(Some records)
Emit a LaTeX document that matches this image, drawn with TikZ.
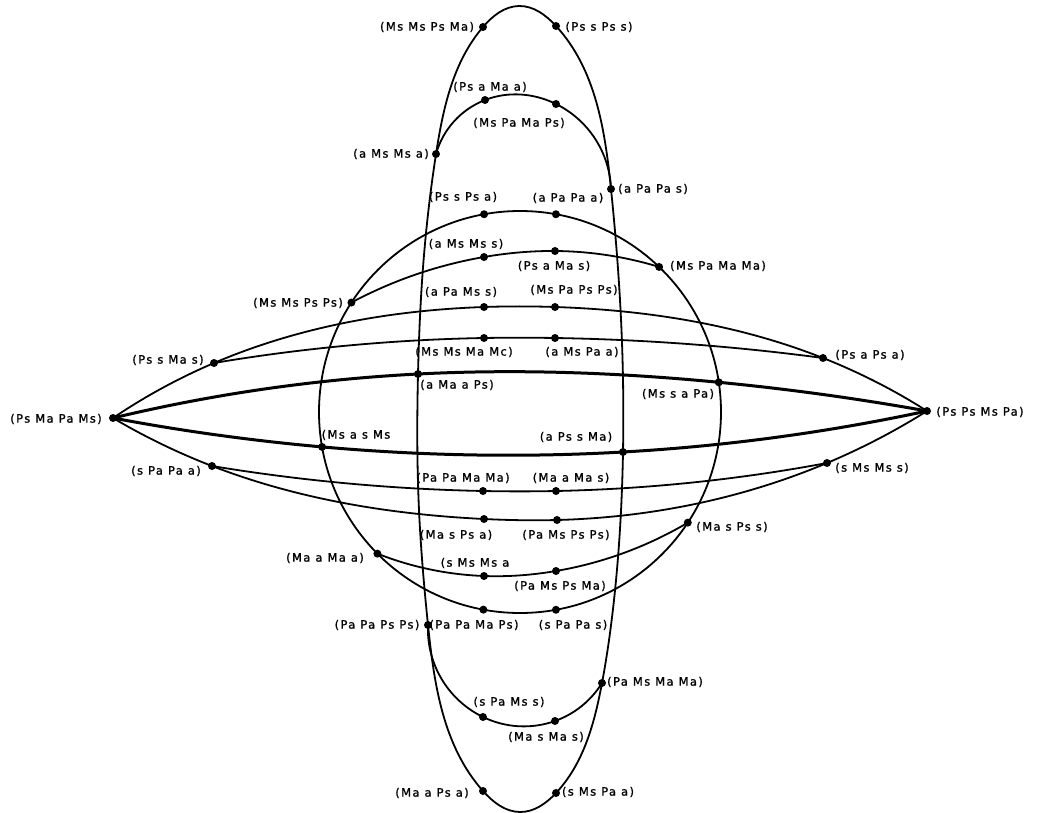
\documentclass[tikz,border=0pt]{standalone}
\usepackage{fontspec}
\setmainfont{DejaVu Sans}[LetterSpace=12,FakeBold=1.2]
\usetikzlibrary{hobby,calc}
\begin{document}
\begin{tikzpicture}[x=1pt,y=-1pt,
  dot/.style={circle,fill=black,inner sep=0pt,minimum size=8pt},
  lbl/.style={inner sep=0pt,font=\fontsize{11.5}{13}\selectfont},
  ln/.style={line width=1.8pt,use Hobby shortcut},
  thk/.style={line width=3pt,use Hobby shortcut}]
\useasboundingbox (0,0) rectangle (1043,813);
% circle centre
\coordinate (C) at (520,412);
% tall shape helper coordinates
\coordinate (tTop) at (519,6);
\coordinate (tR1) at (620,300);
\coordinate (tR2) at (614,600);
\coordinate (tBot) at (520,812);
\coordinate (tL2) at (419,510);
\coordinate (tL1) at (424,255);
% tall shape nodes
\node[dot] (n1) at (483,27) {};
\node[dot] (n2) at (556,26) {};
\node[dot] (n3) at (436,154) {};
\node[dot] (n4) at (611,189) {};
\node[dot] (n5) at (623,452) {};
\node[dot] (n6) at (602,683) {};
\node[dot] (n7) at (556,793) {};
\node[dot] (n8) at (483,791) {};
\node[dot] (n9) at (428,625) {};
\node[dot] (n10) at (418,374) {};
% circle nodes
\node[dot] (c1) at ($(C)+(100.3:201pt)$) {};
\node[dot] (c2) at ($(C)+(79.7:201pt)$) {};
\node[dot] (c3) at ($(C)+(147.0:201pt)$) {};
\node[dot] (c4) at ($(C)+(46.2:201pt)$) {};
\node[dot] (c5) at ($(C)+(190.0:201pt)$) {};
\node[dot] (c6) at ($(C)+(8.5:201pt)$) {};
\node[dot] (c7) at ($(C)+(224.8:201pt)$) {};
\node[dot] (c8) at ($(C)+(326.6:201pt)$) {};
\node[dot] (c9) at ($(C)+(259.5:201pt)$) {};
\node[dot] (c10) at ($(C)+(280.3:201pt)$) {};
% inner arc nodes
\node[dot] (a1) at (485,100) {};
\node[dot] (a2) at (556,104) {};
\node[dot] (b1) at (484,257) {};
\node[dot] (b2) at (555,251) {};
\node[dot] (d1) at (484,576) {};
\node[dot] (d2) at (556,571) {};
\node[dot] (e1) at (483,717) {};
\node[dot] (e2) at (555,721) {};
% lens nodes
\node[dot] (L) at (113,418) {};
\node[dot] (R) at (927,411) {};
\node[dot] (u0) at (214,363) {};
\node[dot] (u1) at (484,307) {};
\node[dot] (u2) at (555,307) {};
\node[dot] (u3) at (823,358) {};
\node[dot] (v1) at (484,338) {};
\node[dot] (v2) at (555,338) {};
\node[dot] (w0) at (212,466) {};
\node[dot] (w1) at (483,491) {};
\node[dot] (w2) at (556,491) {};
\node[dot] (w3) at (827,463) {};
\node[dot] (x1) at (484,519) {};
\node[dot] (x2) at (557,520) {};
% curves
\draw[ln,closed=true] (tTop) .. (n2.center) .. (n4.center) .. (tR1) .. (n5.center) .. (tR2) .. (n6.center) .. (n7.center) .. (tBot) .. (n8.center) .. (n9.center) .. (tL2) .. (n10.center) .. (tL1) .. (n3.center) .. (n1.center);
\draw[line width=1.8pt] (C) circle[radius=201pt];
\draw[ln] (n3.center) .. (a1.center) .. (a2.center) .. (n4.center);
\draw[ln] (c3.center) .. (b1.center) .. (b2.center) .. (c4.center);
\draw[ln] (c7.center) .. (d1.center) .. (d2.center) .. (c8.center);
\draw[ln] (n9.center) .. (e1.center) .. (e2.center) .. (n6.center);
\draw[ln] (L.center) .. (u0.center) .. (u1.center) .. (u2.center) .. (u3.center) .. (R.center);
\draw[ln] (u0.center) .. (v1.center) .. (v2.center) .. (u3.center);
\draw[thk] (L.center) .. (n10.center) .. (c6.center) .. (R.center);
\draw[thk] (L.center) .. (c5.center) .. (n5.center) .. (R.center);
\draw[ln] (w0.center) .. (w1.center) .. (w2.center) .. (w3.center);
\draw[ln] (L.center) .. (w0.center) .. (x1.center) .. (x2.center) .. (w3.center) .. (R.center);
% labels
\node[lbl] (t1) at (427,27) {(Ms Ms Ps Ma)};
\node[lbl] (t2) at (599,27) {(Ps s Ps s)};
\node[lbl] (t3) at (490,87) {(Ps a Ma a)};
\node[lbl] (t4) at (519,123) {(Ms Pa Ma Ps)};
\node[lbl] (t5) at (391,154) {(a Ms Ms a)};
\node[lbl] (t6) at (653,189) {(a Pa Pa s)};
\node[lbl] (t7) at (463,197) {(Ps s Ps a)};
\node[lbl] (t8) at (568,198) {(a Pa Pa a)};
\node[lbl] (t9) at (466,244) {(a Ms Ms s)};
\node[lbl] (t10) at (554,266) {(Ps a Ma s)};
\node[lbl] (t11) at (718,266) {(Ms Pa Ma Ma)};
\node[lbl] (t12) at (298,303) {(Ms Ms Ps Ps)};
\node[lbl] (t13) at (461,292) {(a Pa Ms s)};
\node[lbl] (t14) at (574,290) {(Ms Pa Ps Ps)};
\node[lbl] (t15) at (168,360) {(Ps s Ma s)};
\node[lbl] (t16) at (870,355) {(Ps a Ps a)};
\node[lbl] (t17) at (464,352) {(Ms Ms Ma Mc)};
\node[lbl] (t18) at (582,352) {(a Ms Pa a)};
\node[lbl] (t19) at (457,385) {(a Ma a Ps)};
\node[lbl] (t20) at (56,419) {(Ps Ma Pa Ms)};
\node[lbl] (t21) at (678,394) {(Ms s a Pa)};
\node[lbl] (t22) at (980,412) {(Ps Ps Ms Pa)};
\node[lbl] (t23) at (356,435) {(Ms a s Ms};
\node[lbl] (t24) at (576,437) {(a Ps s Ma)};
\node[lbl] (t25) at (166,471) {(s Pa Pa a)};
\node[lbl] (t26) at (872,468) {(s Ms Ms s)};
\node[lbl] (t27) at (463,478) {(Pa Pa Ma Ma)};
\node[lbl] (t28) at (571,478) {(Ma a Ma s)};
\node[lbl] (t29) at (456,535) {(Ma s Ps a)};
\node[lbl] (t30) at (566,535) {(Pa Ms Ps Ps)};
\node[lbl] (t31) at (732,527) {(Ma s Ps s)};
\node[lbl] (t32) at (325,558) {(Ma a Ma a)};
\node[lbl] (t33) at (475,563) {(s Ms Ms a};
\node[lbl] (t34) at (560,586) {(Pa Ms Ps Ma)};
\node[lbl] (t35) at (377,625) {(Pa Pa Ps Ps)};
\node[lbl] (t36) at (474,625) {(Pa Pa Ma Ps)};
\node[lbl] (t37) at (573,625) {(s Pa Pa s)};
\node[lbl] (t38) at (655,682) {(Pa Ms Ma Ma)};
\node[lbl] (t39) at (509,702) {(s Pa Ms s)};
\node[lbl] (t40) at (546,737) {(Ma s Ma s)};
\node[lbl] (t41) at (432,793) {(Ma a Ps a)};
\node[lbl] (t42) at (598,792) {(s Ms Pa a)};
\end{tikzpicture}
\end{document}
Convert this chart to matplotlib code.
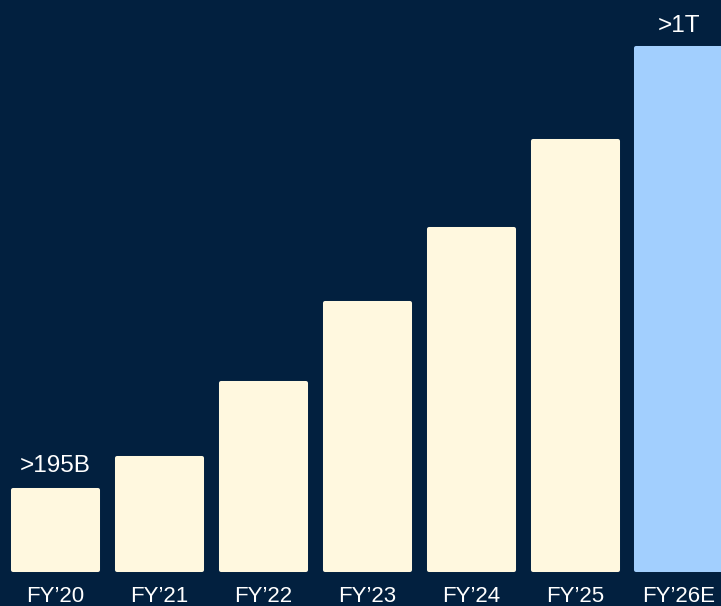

*Task prompt*: Print the records word for word and exclude any picture they hold.

*Result of the task*:
Emit a LaTeX document that matches this image, drawn with TikZ.
\documentclass[tikz,border=0pt]{standalone}
\usepackage{fontspec}
\setmainfont{DejaVu Sans}[LetterSpace=12,FakeBold=1.2]
\usetikzlibrary{hobby,calc}
\begin{document}
\begin{tikzpicture}[x=1pt,y=-1pt,
  dot/.style={circle,fill=black,inner sep=0pt,minimum size=8pt},
  lbl/.style={inner sep=0pt,font=\fontsize{11.5}{13}\selectfont},
  ln/.style={line width=1.8pt,use Hobby shortcut},
  thk/.style={line width=3pt,use Hobby shortcut}]
\useasboundingbox (0,0) rectangle (1043,813);
% circle centre
\coordinate (C) at (520,412);
% tall shape helper coordinates
\coordinate (tTop) at (519,6);
\coordinate (tR1) at (620,300);
\coordinate (tR2) at (614,600);
\coordinate (tBot) at (520,812);
\coordinate (tL2) at (419,510);
\coordinate (tL1) at (424,255);
% tall shape nodes
\node[dot] (n1) at (483,27) {};
\node[dot] (n2) at (556,26) {};
\node[dot] (n3) at (436,154) {};
\node[dot] (n4) at (611,189) {};
\node[dot] (n5) at (623,452) {};
\node[dot] (n6) at (602,683) {};
\node[dot] (n7) at (556,793) {};
\node[dot] (n8) at (483,791) {};
\node[dot] (n9) at (428,625) {};
\node[dot] (n10) at (418,374) {};
% circle nodes
\node[dot] (c1) at ($(C)+(100.3:201pt)$) {};
\node[dot] (c2) at ($(C)+(79.7:201pt)$) {};
\node[dot] (c3) at ($(C)+(147.0:201pt)$) {};
\node[dot] (c4) at ($(C)+(46.2:201pt)$) {};
\node[dot] (c5) at ($(C)+(190.0:201pt)$) {};
\node[dot] (c6) at ($(C)+(8.5:201pt)$) {};
\node[dot] (c7) at ($(C)+(224.8:201pt)$) {};
\node[dot] (c8) at ($(C)+(326.6:201pt)$) {};
\node[dot] (c9) at ($(C)+(259.5:201pt)$) {};
\node[dot] (c10) at ($(C)+(280.3:201pt)$) {};
% inner arc nodes
\node[dot] (a1) at (485,100) {};
\node[dot] (a2) at (556,104) {};
\node[dot] (b1) at (484,257) {};
\node[dot] (b2) at (555,251) {};
\node[dot] (d1) at (484,576) {};
\node[dot] (d2) at (556,571) {};
\node[dot] (e1) at (483,717) {};
\node[dot] (e2) at (555,721) {};
% lens nodes
\node[dot] (L) at (113,418) {};
\node[dot] (R) at (927,411) {};
\node[dot] (u0) at (214,363) {};
\node[dot] (u1) at (484,307) {};
\node[dot] (u2) at (555,307) {};
\node[dot] (u3) at (823,358) {};
\node[dot] (v1) at (484,338) {};
\node[dot] (v2) at (555,338) {};
\node[dot] (w0) at (212,466) {};
\node[dot] (w1) at (483,491) {};
\node[dot] (w2) at (556,491) {};
\node[dot] (w3) at (827,463) {};
\node[dot] (x1) at (484,519) {};
\node[dot] (x2) at (557,520) {};
% curves
\draw[ln,closed=true] (tTop) .. (n2.center) .. (n4.center) .. (tR1) .. (n5.center) .. (tR2) .. (n6.center) .. (n7.center) .. (tBot) .. (n8.center) .. (n9.center) .. (tL2) .. (n10.center) .. (tL1) .. (n3.center) .. (n1.center);
\draw[line width=1.8pt] (C) circle[radius=201pt];
\draw[ln] (n3.center) .. (a1.center) .. (a2.center) .. (n4.center);
\draw[ln] (c3.center) .. (b1.center) .. (b2.center) .. (c4.center);
\draw[ln] (c7.center) .. (d1.center) .. (d2.center) .. (c8.center);
\draw[ln] (n9.center) .. (e1.center) .. (e2.center) .. (n6.center);
\draw[ln] (L.center) .. (u0.center) .. (u1.center) .. (u2.center) .. (u3.center) .. (R.center);
\draw[ln] (u0.center) .. (v1.center) .. (v2.center) .. (u3.center);
\draw[thk] (L.center) .. (n10.center) .. (c6.center) .. (R.center);
\draw[thk] (L.center) .. (c5.center) .. (n5.center) .. (R.center);
\draw[ln] (w0.center) .. (w1.center) .. (w2.center) .. (w3.center);
\draw[ln] (L.center) .. (w0.center) .. (x1.center) .. (x2.center) .. (w3.center) .. (R.center);
% labels
\node[lbl] (t1) at (427,27) {(Ms Ms Ps Ma)};
\node[lbl] (t2) at (599,27) {(Ps s Ps s)};
\node[lbl] (t3) at (490,87) {(Ps a Ma a)};
\node[lbl] (t4) at (519,123) {(Ms Pa Ma Ps)};
\node[lbl] (t5) at (391,154) {(a Ms Ms a)};
\node[lbl] (t6) at (653,189) {(a Pa Pa s)};
\node[lbl] (t7) at (463,197) {(Ps s Ps a)};
\node[lbl] (t8) at (568,198) {(a Pa Pa a)};
\node[lbl] (t9) at (466,244) {(a Ms Ms s)};
\node[lbl] (t10) at (554,266) {(Ps a Ma s)};
\node[lbl] (t11) at (718,266) {(Ms Pa Ma Ma)};
\node[lbl] (t12) at (298,303) {(Ms Ms Ps Ps)};
\node[lbl] (t13) at (461,292) {(a Pa Ms s)};
\node[lbl] (t14) at (574,290) {(Ms Pa Ps Ps)};
\node[lbl] (t15) at (168,360) {(Ps s Ma s)};
\node[lbl] (t16) at (870,355) {(Ps a Ps a)};
\node[lbl] (t17) at (464,352) {(Ms Ms Ma Mc)};
\node[lbl] (t18) at (582,352) {(a Ms Pa a)};
\node[lbl] (t19) at (457,385) {(a Ma a Ps)};
\node[lbl] (t20) at (56,419) {(Ps Ma Pa Ms)};
\node[lbl] (t21) at (678,394) {(Ms s a Pa)};
\node[lbl] (t22) at (980,412) {(Ps Ps Ms Pa)};
\node[lbl] (t23) at (356,435) {(Ms a s Ms};
\node[lbl] (t24) at (576,437) {(a Ps s Ma)};
\node[lbl] (t25) at (166,471) {(s Pa Pa a)};
\node[lbl] (t26) at (872,468) {(s Ms Ms s)};
\node[lbl] (t27) at (463,478) {(Pa Pa Ma Ma)};
\node[lbl] (t28) at (571,478) {(Ma a Ma s)};
\node[lbl] (t29) at (456,535) {(Ma s Ps a)};
\node[lbl] (t30) at (566,535) {(Pa Ms Ps Ps)};
\node[lbl] (t31) at (732,527) {(Ma s Ps s)};
\node[lbl] (t32) at (325,558) {(Ma a Ma a)};
\node[lbl] (t33) at (475,563) {(s Ms Ms a};
\node[lbl] (t34) at (560,586) {(Pa Ms Ps Ma)};
\node[lbl] (t35) at (377,625) {(Pa Pa Ps Ps)};
\node[lbl] (t36) at (474,625) {(Pa Pa Ma Ps)};
\node[lbl] (t37) at (573,625) {(s Pa Pa s)};
\node[lbl] (t38) at (655,682) {(Pa Ms Ma Ma)};
\node[lbl] (t39) at (509,702) {(s Pa Ms s)};
\node[lbl] (t40) at (546,737) {(Ma s Ma s)};
\node[lbl] (t41) at (432,793) {(Ma a Ps a)};
\node[lbl] (t42) at (598,792) {(s Ms Pa a)};
\end{tikzpicture}
\end{document}
Convert this chart to matplotlib code.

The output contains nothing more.